The first project to get funding is to work on pipes under Pebble Beach Drive. That work could start in mid- or late July. The project’s total cost is $200,000, with the turnpike mitigation fund paying $170,000. Two engineering firms are working together on the project: Greenleaf Development Services and RJH Consulting Services LLC, both of Warren.
Township Administrator Keith Rogers said the project is “storm-sewer replacement due to the sediment build up and deterioration of the pipe.”
One of the 48-inch pipes in that development has filled three-fourths full of sediment and stone, blocking the free flow of water in the piping, he said.
Work on Mercedes Place, a development near the intersection of U.S. Route 224 and Tippecanoe Road, will begin sometime after July 1, 2016, Rogers said. Mercedes Place features many driveways with multiple condos in each driveway. This project affects 22 units.
Rogers said pipes carrying water off the turnpike run along a drainage ditch that runs parallel to the back end of the condos. The water from the turnpike would “just sit there and spin and erode the embankment,” Rogers explained.
The project is worth $171,859, with turnpike mitigation funding paying $144,359. The township’s cost is mostly for engineering costs for the same engineers from the Pebble Beach project.
After digging into the hill that backs up to the turnpike drainage ditch, crews will put together stones in a wire meshlike basket to build up steps.
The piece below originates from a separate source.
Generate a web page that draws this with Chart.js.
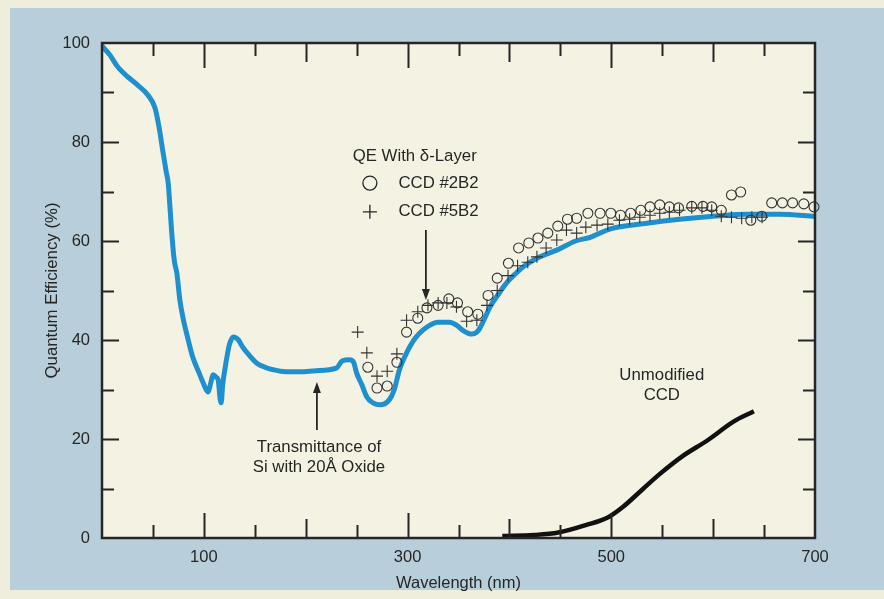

Those steps, once installed, will be covered back up by dirt to stabilize the hill on the back end of the Mercedes development and protect its drainage pipe.
Ohio Senate Minority Leader Joe Schiavoni of Boardman, D-33rd, once lived in the development and wrote a letter on behalf of the project that was dated March 9. He said he lived there from 2008 to 2011. “You could see [the erosion] with the naked eye where the properties were ending were eroding more and more,” Schiavoni wrote.
He talked about the last condo owner, who was right next to the erosion. “You could see that eventually the land was just going to erode right underneath his condo. It was just a matter of time,” Schiavoni said.